British car manufacturing output declined by almost 11% in July to 108,239 units, according to figures released Thursday by the Society of Motor Manufacturers and Traders. This was the 14th successive month of decline as ongoing weakness in major EU and Asian markets coupled with some key model changes affected performance.
Production for export fell by 15% in the month, although overseas demand remained the main driver of overall volumes, accounting for 8 in 10 cars built, the association said.
Output for the domestic market rose by 10%, or just fewer than 2,000 units, following a steep 35% fall in July last year, when multiple factors — including preparation for WLTP — affected output.
Year-to-date, some 774,760 cars have been made in Britain, 180,864 fewer than in the same period last year, representing a fall of 19%. With exports accounting for the vast majority of orders, their decline is primarily responsible for the overall fall in output with overseas shipments down by 20% since January, while year-on-year production for the UK is down by almost 14%.

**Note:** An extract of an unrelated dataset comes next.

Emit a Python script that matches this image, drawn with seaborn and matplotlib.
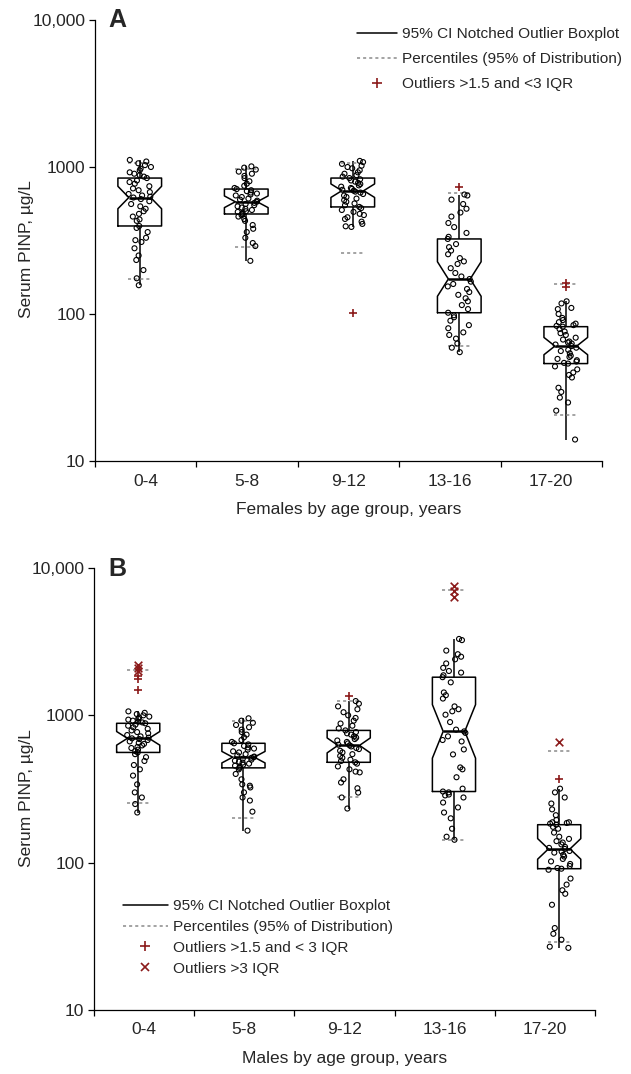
import numpy as np
import pandas as pd
import matplotlib
matplotlib.use("Agg")
import matplotlib.pyplot as plt
from matplotlib.lines import Line2D
from matplotlib.ticker import FixedLocator, NullLocator
import seaborn as sns

# ---- data (serum PINP, ug/L) ----
groups = ["0-4", "5-8", "9-12", "13-16", "17-20"]

# Females (panel A): observations shown as open circles
fem_0_4 = [1117, 1090, 1060, 1030, 1000, 975, 950, 920, 900, 880, 860,
           841, 810, 790, 770, 740, 715, 695, 675, 655, 640, 628,
           620,
           605, 585, 560, 540, 520, 500, 480, 460, 440, 430, 397,
           385, 361, 330, 318, 309, 280, 250, 233, 199, 175, 157]
fem_5_8 = [1010, 990, 960, 930, 900, 870, 840, 800, 770, 745, 720,
           708, 695, 685, 670, 660, 650, 640, 625, 610, 600, 590,
           580,
           570, 560, 550, 540, 530, 520, 510, 500, 495, 488, 479,
           470, 460, 443, 430, 403, 380, 361, 330, 304, 290, 230]
fem_9_12 = [1100, 1080, 1050, 1020, 1000, 980, 950, 920, 900, 880, 860,
            841, 825, 810, 795, 780, 765, 750, 735, 720, 710, 700,
            690,
            680, 670, 655, 640, 625, 610, 595, 580, 565, 550, 535,
            525, 510, 495, 480, 471, 455, 443, 425, 410, 395, 391]
fem_13_16 = [650, 640, 600, 560, 520, 490, 460, 416, 390, 356, 335,
             324, 299, 285, 270, 255, 240, 228, 219, 205, 190, 180,
             173,
             166, 160, 154, 148, 141, 135, 128, 122, 115, 108, 102,
             98, 95, 90, 84, 80, 75, 72, 68, 63, 59, 55]
fem_17_20 = [122, 118, 110, 108, 100, 94, 91, 88, 86, 84, 83,
             82, 79, 76, 74, 72, 69, 67, 65, 64, 63, 62,
             60.5,
             59, 57, 56, 54, 52, 51, 49.5, 48.5, 47.5, 46.5, 46,
             44, 42, 40, 38.5, 37, 31.5, 29.5, 27, 25, 22, 14]
fem_p025 = [173, 286, 260, 60.5, 20.6]
fem_p975 = [1060, 969, 1060, 665, 160]
fem_mod_group = ["9-12", "13-16", "17-20", "17-20"]
fem_mod_value = [101, 730, 163, 152]

# Males (panel B)
mal_0_4 = [1064, 1040, 1020, 1000, 980, 965, 950, 935, 920, 905, 895,
           883, 865, 850, 830, 810, 790, 770, 755, 735, 720, 705,
           698,
           690, 680, 665, 650, 640, 625, 610, 600, 585, 572, 560,
           545, 520, 490, 460, 430, 390, 340, 300, 277, 250, 219]
mal_5_8 = [955, 920, 890, 860, 830, 800, 770, 740, 710, 680, 660,
           646, 635, 620, 605, 595, 585, 570, 560, 545, 535, 525,
           520,
           515, 508, 500, 492, 485, 478, 470, 462, 455, 448, 440,
           430, 400, 368, 340, 333, 324, 300, 277, 264, 222, 165]
mal_9_12 = [1250, 1200, 1150, 1100, 1050, 1000, 960, 920, 880, 850, 815,
            790, 770, 755, 740, 720, 705, 690, 675, 660, 645, 632,
            625,
            615, 600, 590, 575, 560, 545, 530, 515, 500, 490, 480,
            470, 450, 430, 415, 410, 368, 350, 320, 299, 277, 233]
mal_13_16 = [3300, 3240, 2750, 2600, 2500, 2400, 2250, 2100, 2000, 1950, 1870,
             1815, 1675, 1430, 1370, 1300, 1150, 1100, 1065, 1010, 900, 800,
             778,
             760, 720, 680, 665, 587, 543, 443, 430, 380, 318, 304,
             300, 290, 286, 277, 256, 237, 219, 200, 170, 150, 143]
mal_17_20 = [318, 300, 277, 252, 230, 210, 195, 188, 188, 186, 184,
             181, 175, 170, 160, 150, 145, 140, 137, 133, 128, 126,
             124,
             120, 119, 117, 113, 110, 106, 102, 98, 95, 92, 91,
             89.5, 78, 71, 65, 61.5, 51.8, 36, 32.9, 30, 26.9, 26.4]
mal_p025 = [256, 202, 277, 143, 29]
mal_p975 = [2020, 910, 1260, 7050, 569]
mal_mod_group = ["0-4", "0-4", "0-4", "9-12", "17-20"]
mal_mod_value = [1840, 1760, 1480, 1346, 367]
mal_ext_group = ["0-4", "0-4", "0-4", "13-16", "13-16", "13-16", "17-20"]
mal_ext_value = [2200, 2080, 1990, 7600, 7000, 6400, 655]

RED = "#8b1a1a"
GREY = "#8a8a8a"

sns.set_style("ticks")
plt.rcParams["font.family"] = ["Liberation Sans", "DejaVu Sans"]


def long_form(obs):
    return pd.concat([pd.DataFrame({"group": g, "value": v})
                      for g, v in zip(groups, obs)], ignore_index=True)


def draw_panel(ax, obs, p_lo, p_hi, mod_g, mod_v, ext_g=None, ext_v=None):
    df = long_form(obs)
    ax.set_yscale("log")
    sns.boxplot(data=df, x="group", y="value", order=groups, ax=ax,
                notch=True, whis=(0, 100), width=0.41, showfliers=False,
                fill=False, color="black", linewidth=1.1,
                medianprops={"linewidth": 1.8},
                capprops={"visible": False})
    np.random.seed(7)
    n_before = len(ax.collections)
    sns.stripplot(data=df, x="group", y="value", order=groups, ax=ax,
                  jitter=0.11, size=3.6, color="black", linewidth=0.8,
                  edgecolor="black", zorder=4)
    for coll in ax.collections[n_before:]:
        coll.set_facecolor("none")

    pos = np.arange(len(groups))
    for vals in (p_lo, p_hi):
        ax.hlines(vals, pos - 0.11, pos + 0.11, colors=GREY, lw=1.1,
                  linestyles=(0, (2, 2)), zorder=3)

    ax.scatter([groups.index(g) for g in mod_g], mod_v, marker="+",
               s=40, color=RED, linewidths=1.2, zorder=5)
    if ext_g is not None:
        ax.scatter([groups.index(g) for g in ext_g], ext_v, marker="x",
                   s=30, color=RED, linewidths=1.2, zorder=5)

    ax.set_ylim(10, 10000)
    ax.set_yticks([10, 100, 1000, 10000], labels=["10", "100", "1000", "10,000"])
    ax.yaxis.set_minor_locator(NullLocator())
    bounds = np.linspace(-0.42, 4.34, 6)
    ax.set_xlim(bounds[0], bounds[-1])
    ax.set_xticks((bounds[:-1] + bounds[1:]) / 2, labels=groups)
    ax.xaxis.set_minor_locator(FixedLocator(bounds))
    ax.tick_params(axis="x", which="major", length=0, pad=9, labelsize=12.5)
    ax.tick_params(axis="x", which="minor", length=4, width=0.9, color="black")
    ax.tick_params(axis="y", which="major", length=4, width=0.9, pad=3,
                   labelsize=12.5, color="black")
    sns.despine(ax=ax)
    for s in ("left", "bottom"):
        ax.spines[s].set_linewidth(0.9)
        ax.spines[s].set_color("black")
    ax.set_ylabel("Serum PINP, \u00b5g/L", fontsize=12.5)
    ax.yaxis.set_label_coords(-0.12, 0.48)


fig = plt.figure(figsize=(6.31, 10.74), dpi=100)
axA = fig.add_axes([95 / 631, 1 - 461 / 1074, 507 / 631, 441 / 1074])
axB = fig.add_axes([94 / 631, 1 - 1010 / 1074, 501 / 631, 442 / 1074])

draw_panel(axA, [fem_0_4, fem_5_8, fem_9_12, fem_13_16, fem_17_20],
           fem_p025, fem_p975, fem_mod_group, fem_mod_value)
axA.set_xlabel("Females by age group, years", fontsize=12.5, labelpad=10)

draw_panel(axB, [mal_0_4, mal_5_8, mal_9_12, mal_13_16, mal_17_20],
           mal_p025, mal_p975, mal_mod_group, mal_mod_value,
           mal_ext_group, mal_ext_value)
axB.set_xlabel("Males by age group, years", fontsize=12.5, labelpad=10)

fig.text(108 / 631, 1 - 8 / 1074, "A", fontsize=18, fontweight="bold",
         ha="left", va="top")
fig.text(108 / 631, 1 - 557 / 1074, "B", fontsize=18, fontweight="bold",
         ha="left", va="top")

h_box = Line2D([], [], color="black", lw=1.1)
h_pct = Line2D([], [], color=GREY, lw=1.1, linestyle=(0, (2, 2)))
h_mod = Line2D([], [], color=RED, marker="+", linestyle="none",
               markersize=6.5, markeredgewidth=1.2)
h_ext = Line2D([], [], color=RED, marker="x", linestyle="none",
               markersize=5.5, markeredgewidth=1.2)

axA.legend([h_box, h_pct, h_mod],
           ["95% CI Notched Outlier Boxplot",
            "Percentiles (95% of Distribution)",
            "Outliers >1.5 and <3 IQR"],
           loc="upper left", bbox_to_anchor=(357 / 631, 1 - 27 / 1074),
           bbox_transform=fig.transFigure, frameon=False, fontsize=11.1,
           handlelength=2.6, handletextpad=0.35, labelspacing=0.72,
           borderpad=0, borderaxespad=0)
axB.legend([h_box, h_pct, h_mod, h_ext],
           ["95% CI Notched Outlier Boxplot",
            "Percentiles (95% of Distribution)",
            "Outliers >1.5 and < 3 IQR",
            "Outliers >3 IQR"],
           loc="upper left", bbox_to_anchor=(123 / 631, 1 - 899 / 1074),
           bbox_transform=fig.transFigure, frameon=False, fontsize=11.1,
           handlelength=2.9, handletextpad=0.35, labelspacing=0.45,
           borderpad=0, borderaxespad=0)

fig.savefig("out.png", dpi=100)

“Another month of decline for UK car manufacturing is a serious concern. The sector is overwhelmingly reliant on exports and the global headwinds are strong, with escalating trade tensions, softening demand and significant technological change,” SMMT Chief Executive Mike Hawes said, again underlining the importance of maintaining the UK’s global competitiveness with a Brexit deal “to unlock investment and safeguard the long-term future of a sector which has recently been such an international success story.”